Dominique Davis junto a sus dos hijas Amelia y Penny.
Fuente: Cultura Inquieta
Que nadie se asuste ni se aburra, que no pretendo escribir un artículo sobre genética. La razón de esta reflexión me vino porque, últimamente, me doy cuenta de que hay por ahí algún rasgo hereditario que se me acentúa con el paso del tiempo. Se trata de una tendencia al pronto exasperado, de una inclinación al ímpetu, de un arranque de mala leche que se conoce vulgarmente como "tener mucho carácter" que me recuerda ineludiblemente a uno de mis antecesores. A pesar de haber intentado controlarlo un par de veces, ese diminuto punto de ADN me recuerda con cada fracaso que quien manda es él. Tan solo me queda escudarme en la excusa de "lo siento, es que es mi genética" para disminuir los efectos que esto trae a terceros.Sin embargo, bien es cierto que me consuelo al pensar que no estoy sola, ya que la heredabilidad la he apreciado también en amigos, conocidos y familiares que comparten con algún antepasado más próximo o lejano su predisposición al despiste, el egoísmo, la impaciencia, la antipatía o la dejadez, por poner algunos ejemplos.

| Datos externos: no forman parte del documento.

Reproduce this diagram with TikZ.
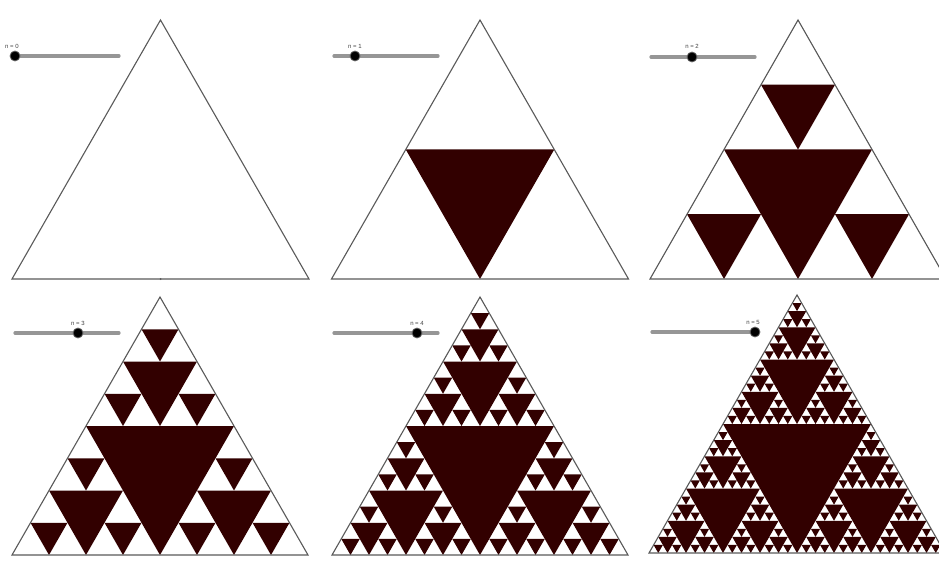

Es importante mencionar que, como es obvio, a los genes también hay que agradecerles por hacer un copia y pega de esas cualidades positivas de nosotros mismos que nos resultan -nunca mejor dicho- tremendamente familiares, que bien podrían ser las antónimas a las palabras enumeradas en el párrafo anterior.Y, para que no se diga que soy parcialista, soy consciente también de que nuestra personalidad no es algo inamovible, puesto que el entorno y nuestra determinación a resarcirnos pueden hacernos cambiar en mayor o menor medida. Aún así, yo insisto en que siempre habrá algún trazo hereditario del que jamás podremos escapar. Aunque una intente luchar contra la naturaleza dictatorial de los genes, habrán pequeños detalles que, nos guste o no, siempre formarán parte de nosotros.